**EXERCISE**
Give back every line exactly as it appears, pictures excluded.

**AVAILABLE DATA**
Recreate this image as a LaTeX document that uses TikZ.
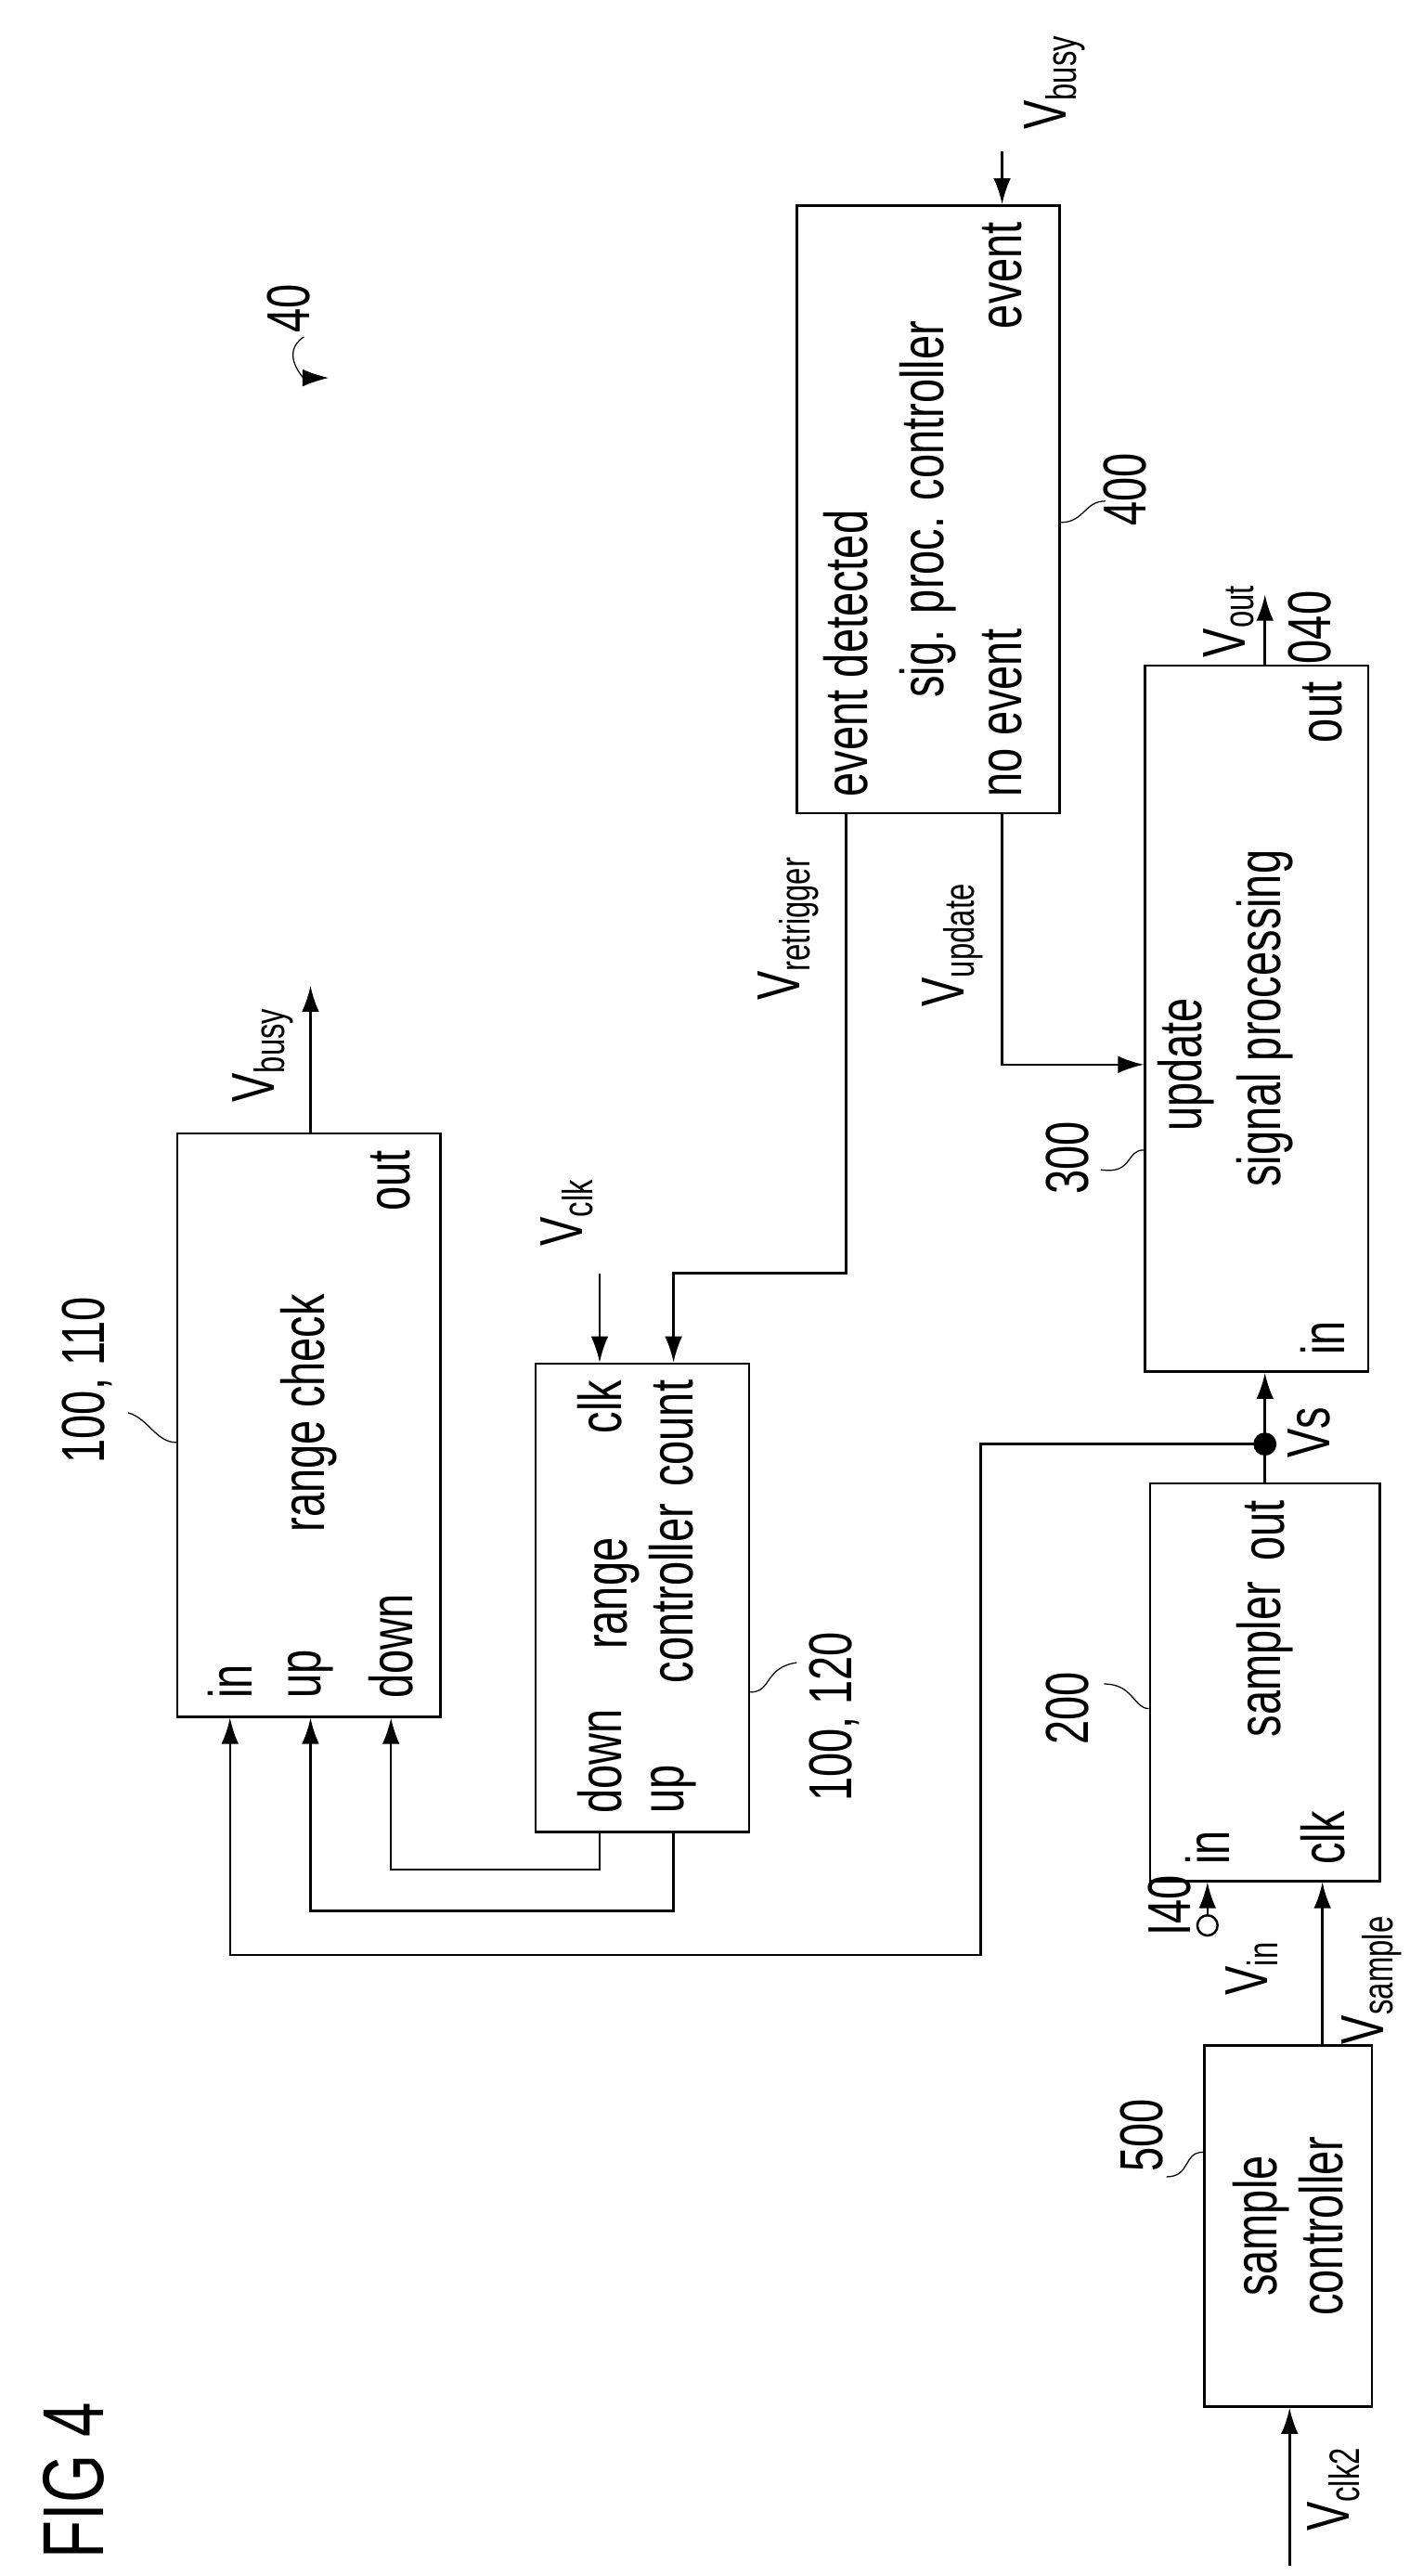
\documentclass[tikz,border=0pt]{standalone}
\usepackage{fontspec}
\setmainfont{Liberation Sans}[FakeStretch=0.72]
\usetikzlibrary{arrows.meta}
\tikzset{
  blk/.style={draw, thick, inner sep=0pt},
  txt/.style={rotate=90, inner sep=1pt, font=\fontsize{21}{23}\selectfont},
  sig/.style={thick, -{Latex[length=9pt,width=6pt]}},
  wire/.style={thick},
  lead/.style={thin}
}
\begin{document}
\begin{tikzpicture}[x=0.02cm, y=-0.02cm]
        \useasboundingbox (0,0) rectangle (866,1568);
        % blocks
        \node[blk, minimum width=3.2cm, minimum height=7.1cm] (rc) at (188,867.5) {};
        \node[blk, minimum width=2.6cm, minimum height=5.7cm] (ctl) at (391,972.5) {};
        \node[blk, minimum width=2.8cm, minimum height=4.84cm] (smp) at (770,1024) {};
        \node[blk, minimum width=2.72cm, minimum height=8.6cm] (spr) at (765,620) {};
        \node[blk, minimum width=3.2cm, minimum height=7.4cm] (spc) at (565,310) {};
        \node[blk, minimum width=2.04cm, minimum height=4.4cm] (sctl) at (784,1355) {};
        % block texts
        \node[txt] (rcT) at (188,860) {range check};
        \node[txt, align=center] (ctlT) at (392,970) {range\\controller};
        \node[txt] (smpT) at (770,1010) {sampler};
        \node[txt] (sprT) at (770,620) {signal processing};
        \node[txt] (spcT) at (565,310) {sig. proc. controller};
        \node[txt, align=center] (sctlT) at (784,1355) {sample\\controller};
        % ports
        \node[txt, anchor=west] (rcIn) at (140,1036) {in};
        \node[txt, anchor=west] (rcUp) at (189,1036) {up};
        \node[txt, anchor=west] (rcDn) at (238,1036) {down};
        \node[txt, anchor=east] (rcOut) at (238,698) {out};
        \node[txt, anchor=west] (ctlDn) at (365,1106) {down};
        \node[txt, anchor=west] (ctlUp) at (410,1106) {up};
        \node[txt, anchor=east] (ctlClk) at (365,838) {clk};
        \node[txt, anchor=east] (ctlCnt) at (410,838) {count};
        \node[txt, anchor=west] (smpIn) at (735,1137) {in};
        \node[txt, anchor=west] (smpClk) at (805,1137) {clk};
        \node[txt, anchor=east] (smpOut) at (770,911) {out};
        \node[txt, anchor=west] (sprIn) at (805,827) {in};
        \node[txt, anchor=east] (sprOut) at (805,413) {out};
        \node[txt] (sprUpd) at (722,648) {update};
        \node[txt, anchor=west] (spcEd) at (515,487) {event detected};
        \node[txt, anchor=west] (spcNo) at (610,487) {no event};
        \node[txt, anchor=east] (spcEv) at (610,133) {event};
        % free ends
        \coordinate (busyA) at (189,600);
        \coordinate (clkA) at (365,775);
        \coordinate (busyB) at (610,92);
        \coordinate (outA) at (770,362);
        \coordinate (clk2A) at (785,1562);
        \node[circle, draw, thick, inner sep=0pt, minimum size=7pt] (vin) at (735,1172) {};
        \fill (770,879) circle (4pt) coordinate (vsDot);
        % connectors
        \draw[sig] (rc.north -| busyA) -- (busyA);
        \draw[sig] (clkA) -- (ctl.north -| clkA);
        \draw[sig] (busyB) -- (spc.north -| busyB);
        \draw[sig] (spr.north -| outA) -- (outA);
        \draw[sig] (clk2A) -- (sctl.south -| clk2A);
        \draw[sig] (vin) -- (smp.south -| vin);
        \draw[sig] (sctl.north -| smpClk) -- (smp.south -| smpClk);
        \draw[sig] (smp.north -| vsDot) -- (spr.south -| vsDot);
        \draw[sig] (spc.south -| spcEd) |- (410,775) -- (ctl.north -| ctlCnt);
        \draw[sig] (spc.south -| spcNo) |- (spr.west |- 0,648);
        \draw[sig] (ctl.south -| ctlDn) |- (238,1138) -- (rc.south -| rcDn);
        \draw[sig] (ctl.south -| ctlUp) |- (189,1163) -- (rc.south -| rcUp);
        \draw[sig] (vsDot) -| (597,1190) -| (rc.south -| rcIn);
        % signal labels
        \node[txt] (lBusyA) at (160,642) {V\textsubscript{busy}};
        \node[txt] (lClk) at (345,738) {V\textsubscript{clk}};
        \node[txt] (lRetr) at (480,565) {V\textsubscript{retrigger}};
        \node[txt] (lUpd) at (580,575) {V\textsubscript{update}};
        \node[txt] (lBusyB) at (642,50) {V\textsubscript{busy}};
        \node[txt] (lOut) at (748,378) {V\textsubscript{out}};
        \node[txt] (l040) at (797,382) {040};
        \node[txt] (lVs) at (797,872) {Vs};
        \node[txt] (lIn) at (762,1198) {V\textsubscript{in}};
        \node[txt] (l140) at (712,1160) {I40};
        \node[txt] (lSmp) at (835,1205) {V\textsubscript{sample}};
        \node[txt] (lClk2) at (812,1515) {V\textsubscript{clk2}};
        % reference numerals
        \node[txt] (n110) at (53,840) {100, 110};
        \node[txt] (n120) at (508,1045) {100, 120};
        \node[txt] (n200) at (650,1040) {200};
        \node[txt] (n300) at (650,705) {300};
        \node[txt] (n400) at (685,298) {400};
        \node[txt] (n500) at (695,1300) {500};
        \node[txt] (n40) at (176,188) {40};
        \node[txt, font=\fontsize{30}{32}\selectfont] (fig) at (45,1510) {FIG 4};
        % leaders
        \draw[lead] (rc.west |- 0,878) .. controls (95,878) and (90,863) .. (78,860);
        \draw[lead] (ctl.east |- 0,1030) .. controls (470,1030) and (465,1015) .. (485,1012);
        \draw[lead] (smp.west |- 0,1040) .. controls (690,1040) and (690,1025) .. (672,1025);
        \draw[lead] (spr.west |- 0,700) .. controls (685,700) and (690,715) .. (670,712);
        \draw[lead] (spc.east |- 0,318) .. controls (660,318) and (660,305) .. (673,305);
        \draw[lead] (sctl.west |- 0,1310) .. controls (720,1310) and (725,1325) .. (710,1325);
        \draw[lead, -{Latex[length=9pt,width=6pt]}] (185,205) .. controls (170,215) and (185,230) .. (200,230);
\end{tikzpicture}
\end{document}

**CORRECT ANSWER**
Recreate this image as a LaTeX document that uses TikZ.
\documentclass[tikz,border=0pt]{standalone}
\usepackage{fontspec}
\setmainfont{Liberation Sans}[FakeStretch=0.72]
\usetikzlibrary{arrows.meta}
\tikzset{
  blk/.style={draw, thick, inner sep=0pt},
  txt/.style={rotate=90, inner sep=1pt, font=\fontsize{21}{23}\selectfont},
  sig/.style={thick, -{Latex[length=9pt,width=6pt]}},
  wire/.style={thick},
  lead/.style={thin}
}
\begin{document}
\begin{tikzpicture}[x=0.02cm, y=-0.02cm]
        \useasboundingbox (0,0) rectangle (866,1568);
        % blocks
        \node[blk, minimum width=3.2cm, minimum height=7.1cm] (rc) at (188,867.5) {};
        \node[blk, minimum width=2.6cm, minimum height=5.7cm] (ctl) at (391,972.5) {};
        \node[blk, minimum width=2.8cm, minimum height=4.84cm] (smp) at (770,1024) {};
        \node[blk, minimum width=2.72cm, minimum height=8.6cm] (spr) at (765,620) {};
        \node[blk, minimum width=3.2cm, minimum height=7.4cm] (spc) at (565,310) {};
        \node[blk, minimum width=2.04cm, minimum height=4.4cm] (sctl) at (784,1355) {};
        % block texts
        \node[txt] (rcT) at (188,860) {range check};
        \node[txt, align=center] (ctlT) at (392,970) {range\\controller};
        \node[txt] (smpT) at (770,1010) {sampler};
        \node[txt] (sprT) at (770,620) {signal processing};
        \node[txt] (spcT) at (565,310) {sig. proc. controller};
        \node[txt, align=center] (sctlT) at (784,1355) {sample\\controller};
        % ports
        \node[txt, anchor=west] (rcIn) at (140,1036) {in};
        \node[txt, anchor=west] (rcUp) at (189,1036) {up};
        \node[txt, anchor=west] (rcDn) at (238,1036) {down};
        \node[txt, anchor=east] (rcOut) at (238,698) {out};
        \node[txt, anchor=west] (ctlDn) at (365,1106) {down};
        \node[txt, anchor=west] (ctlUp) at (410,1106) {up};
        \node[txt, anchor=east] (ctlClk) at (365,838) {clk};
        \node[txt, anchor=east] (ctlCnt) at (410,838) {count};
        \node[txt, anchor=west] (smpIn) at (735,1137) {in};
        \node[txt, anchor=west] (smpClk) at (805,1137) {clk};
        \node[txt, anchor=east] (smpOut) at (770,911) {out};
        \node[txt, anchor=west] (sprIn) at (805,827) {in};
        \node[txt, anchor=east] (sprOut) at (805,413) {out};
        \node[txt] (sprUpd) at (722,648) {update};
        \node[txt, anchor=west] (spcEd) at (515,487) {event detected};
        \node[txt, anchor=west] (spcNo) at (610,487) {no event};
        \node[txt, anchor=east] (spcEv) at (610,133) {event};
        % free ends
        \coordinate (busyA) at (189,600);
        \coordinate (clkA) at (365,775);
        \coordinate (busyB) at (610,92);
        \coordinate (outA) at (770,362);
        \coordinate (clk2A) at (785,1562);
        \node[circle, draw, thick, inner sep=0pt, minimum size=7pt] (vin) at (735,1172) {};
        \fill (770,879) circle (4pt) coordinate (vsDot);
        % connectors
        \draw[sig] (rc.north -| busyA) -- (busyA);
        \draw[sig] (clkA) -- (ctl.north -| clkA);
        \draw[sig] (busyB) -- (spc.north -| busyB);
        \draw[sig] (spr.north -| outA) -- (outA);
        \draw[sig] (clk2A) -- (sctl.south -| clk2A);
        \draw[sig] (vin) -- (smp.south -| vin);
        \draw[sig] (sctl.north -| smpClk) -- (smp.south -| smpClk);
        \draw[sig] (smp.north -| vsDot) -- (spr.south -| vsDot);
        \draw[sig] (spc.south -| spcEd) |- (410,775) -- (ctl.north -| ctlCnt);
        \draw[sig] (spc.south -| spcNo) |- (spr.west |- 0,648);
        \draw[sig] (ctl.south -| ctlDn) |- (238,1138) -- (rc.south -| rcDn);
        \draw[sig] (ctl.south -| ctlUp) |- (189,1163) -- (rc.south -| rcUp);
        \draw[sig] (vsDot) -| (597,1190) -| (rc.south -| rcIn);
        % signal labels
        \node[txt] (lBusyA) at (160,642) {V\textsubscript{busy}};
        \node[txt] (lClk) at (345,738) {V\textsubscript{clk}};
        \node[txt] (lRetr) at (480,565) {V\textsubscript{retrigger}};
        \node[txt] (lUpd) at (580,575) {V\textsubscript{update}};
        \node[txt] (lBusyB) at (642,50) {V\textsubscript{busy}};
        \node[txt] (lOut) at (748,378) {V\textsubscript{out}};
        \node[txt] (l040) at (797,382) {040};
        \node[txt] (lVs) at (797,872) {Vs};
        \node[txt] (lIn) at (762,1198) {V\textsubscript{in}};
        \node[txt] (l140) at (712,1160) {I40};
        \node[txt] (lSmp) at (835,1205) {V\textsubscript{sample}};
        \node[txt] (lClk2) at (812,1515) {V\textsubscript{clk2}};
        % reference numerals
        \node[txt] (n110) at (53,840) {100, 110};
        \node[txt] (n120) at (508,1045) {100, 120};
        \node[txt] (n200) at (650,1040) {200};
        \node[txt] (n300) at (650,705) {300};
        \node[txt] (n400) at (685,298) {400};
        \node[txt] (n500) at (695,1300) {500};
        \node[txt] (n40) at (176,188) {40};
        \node[txt, font=\fontsize{30}{32}\selectfont] (fig) at (45,1510) {FIG 4};
        % leaders
        \draw[lead] (rc.west |- 0,878) .. controls (95,878) and (90,863) .. (78,860);
        \draw[lead] (ctl.east |- 0,1030) .. controls (470,1030) and (465,1015) .. (485,1012);
        \draw[lead] (smp.west |- 0,1040) .. controls (690,1040) and (690,1025) .. (672,1025);
        \draw[lead] (spr.west |- 0,700) .. controls (685,700) and (690,715) .. (670,712);
        \draw[lead] (spc.east |- 0,318) .. controls (660,318) and (660,305) .. (673,305);
        \draw[lead] (sctl.west |- 0,1310) .. controls (720,1310) and (725,1325) .. (710,1325);
        \draw[lead, -{Latex[length=9pt,width=6pt]}] (185,205) .. controls (170,215) and (185,230) .. (200,230);
\end{tikzpicture}
\end{document}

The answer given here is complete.